In the decade before he died, Elkin saw his own work subject to specialization among the American literary community, meaning that his readers were a primarily specialized audience of students, critics of postmodern American fiction, and fellow writers. Although many writers and several critics saw him as an extraordinarily original writer and a craftsman of great skill, his work was not widely received in popular circles. In addition, some readers reacted adversely to his triptych, The Living End (1979), because of its satiric portrayal of God and the Holy Family. However, during the same period as Elkin’s popularity as a novelist and cultural commentator went into a temporary decline, he was eagerly sought after by magazines and journals for his crotchety, eccentric views on pubic life. His essays on the Academy Awards and the California culture are marvelous revivals of the familiar essay genre and he established himself as one of the most astute commentators the work we do, the things we consume, the culture we inhabit, and the way we live. Since Elkin’s death there have been indications that he will be restored to his rightful place as one of the most original, if idiosyncratic, fiction writers of the second half of the twentieth century and one of the most astute commentators on the work we do, the things we consume, the culture we inhabit, and the ways these things shape our character and our fate.

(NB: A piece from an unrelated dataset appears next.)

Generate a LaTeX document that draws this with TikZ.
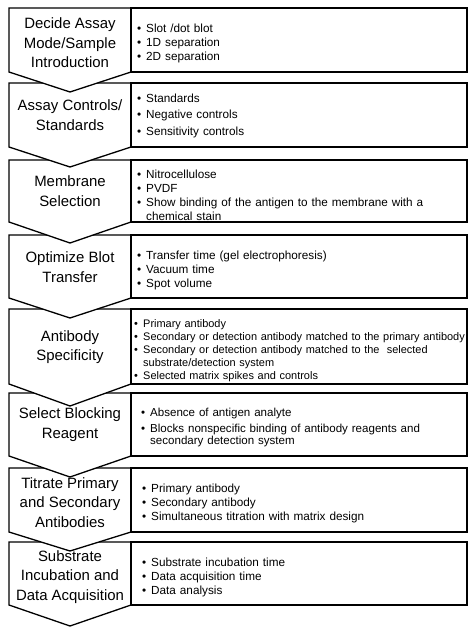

Elkin’s personal papers are archived at Washington University in St. Louis. No formal biography of Elkin exists at this time, but autobiographical essays appear in Early Elkin (1985) and Pieces of Soap (1992). For brief descriptions of Elkin’s life story, see Doris G. Bargen, The Fiction of Stanley (1980), and David Dougherty, Stanley Elkin (1991). An obituary appears in the Chicago Tribune (1 June 1995).